The initial patch proposes the requires clause: native, system-linux, llvm-dylib, plugins, pypass-plugin. Tests should run on at least two build bots: llvm-nvptx-nvidia-ubuntu, sanitizer-x86_64-linux-android

What bugfixing is expected?

The initial patch outlines a few known bugs that should be fixed. The most famous one might be plugin-parameter parsing in Clang, which still requires an extra -Xclang -load -Xclang <path> today. This won’t be easy, so it’s best to nail down the status quo and get the big picture first.

We will likely find more issues on the way. We can track them with XFAILing tests and fix them where stakeholders see priority. Everything is better than the current situation where bugs are in the dark.

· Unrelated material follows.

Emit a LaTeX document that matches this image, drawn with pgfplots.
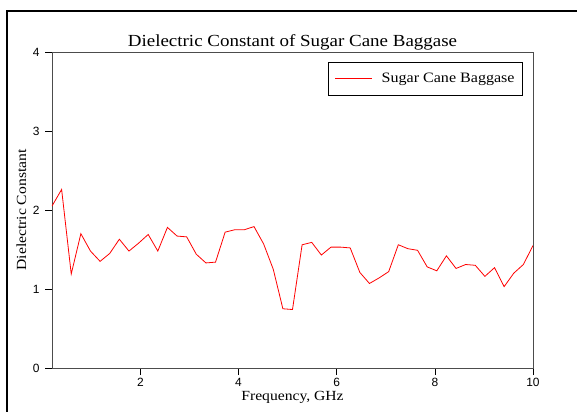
\documentclass[border=0pt]{standalone}
\usepackage{pgfplots}
\pgfplotsset{compat=1.18}
\usepackage{fontspec}
\setmainfont{Liberation Serif}[FakeStretch=1.12]
\newfontfamily\ticksfont{Liberation Sans}
\pgfplotstableread{
x y
0.200 2.05
0.396 2.26
0.592 1.19
0.788 1.70
0.984 1.48
1.180 1.35
1.376 1.45
1.572 1.63
1.768 1.48
1.964 1.58
2.160 1.69
2.356 1.48
2.552 1.78
2.748 1.67
2.944 1.66
3.140 1.44
3.336 1.33
3.532 1.34
3.728 1.72
3.924 1.75
4.120 1.75
4.316 1.79
4.512 1.57
4.708 1.25
4.904 0.75
5.100 0.74
5.296 1.56
5.492 1.59
5.688 1.43
5.884 1.53
6.080 1.53
6.276 1.52
6.472 1.21
6.668 1.07
6.864 1.14
7.060 1.22
7.256 1.56
7.452 1.51
7.648 1.49
7.844 1.28
8.040 1.23
8.236 1.42
8.432 1.26
8.628 1.31
8.824 1.30
9.020 1.16
9.216 1.27
9.412 1.03
9.608 1.20
9.804 1.31
10.000 1.55
}\datatable
\begin{document}
\begin{tikzpicture}
\useasboundingbox (0,0) rectangle (577bp,412bp);
\draw[line width=2bp] (6.6bp,0) -- (6.6bp,401bp) -- (577bp,401bp);
\begin{axis}[
  at={(52bp,44bp)}, anchor=south west,
  width=481bp, height=316bp, scale only axis,
  xmin=0.2, xmax=10, ymin=0, ymax=4,
  xtick={2,4,6,8,10}, ytick={0,1,2,3,4},
  tick align=outside, xtick pos=left, ytick pos=left,
  major tick length=7bp,
  tick style={black, line width=0.6bp},
  axis line style={line width=0.8bp, black!70},
  /pgf/number format/assume math mode=true,
  tick label style={font=\ticksfont\fontsize{12}{14}\selectfont},
  yticklabel style={xshift=-2bp},
  xticklabel style={yshift=-2bp, inner ysep=1bp},
  title={Dielectric Constant of Sugar Cane Baggase},
  title style={font=\fontsize{17}{20}\selectfont, inner sep=0pt, yshift=-4bp},
  xlabel={Frequency, GHz},
  xlabel style={font=\fontsize{14}{16}\selectfont, inner sep=0pt, yshift=-3bp},
  ylabel={Dielectric Constant},
  ylabel style={font=\fontsize{14}{16}\selectfont, inner sep=0pt, yshift=3bp},
  legend style={at={(1,1)}, anchor=north east, xshift=-10bp, yshift=-10bp,
    draw=black, line width=0.8bp, font=\fontsize{14.4}{17}\selectfont,
    inner xsep=6bp, inner ysep=9bp},
  legend image code/.code={\draw[#1, line width=0.8bp] (0bp,0bp) -- (37bp,0bp); \path (44bp,0bp);},
]
\addplot[red, line width=0.8bp] table[x=x, y=y] {\datatable};
\addlegendentry{Sugar Cane Baggase}
\end{axis}
\end{tikzpicture}
\end{document}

What are commonly requested features?

Real-world pass-plugins rarely run context-free static transformations. On the contrary, they often need additional context at build-time and support libraries at runtime. They also have their own release cycles and need to match customer toolchain versions. This entails requirements that we don’t currently meet, e.g.:

Can we enable pass-plugins to inject extra cc1-options like -record-command-line? Command-line options provide insights like opt-level, hardening-mode or exception-model. These are essential for domain-specific transformations and caching of intermediate results (just like ccache for objects).
Can we establish a feature for pass-plugins to add options/inputs on the link-line? This is currently possible with platform-specifc workarounds. A unified solution with tests would be very much appreciated.
Can we make it easier to locate pass-plugins, so that -fpass-plugin=omvll loads /usr/lib/llvm-22/plugins/omvll-pluign.so? Tools with plugin support typically offer 3rd-parties a location to install their plugins. It makes loading easier and allows for implicit version match. It should be easy to come up with a sound traversal strategy.

I am sure this isn’t the end of the line, but for now, I think it’s enough planning to decide on the general direction. Looking forward for your feedback!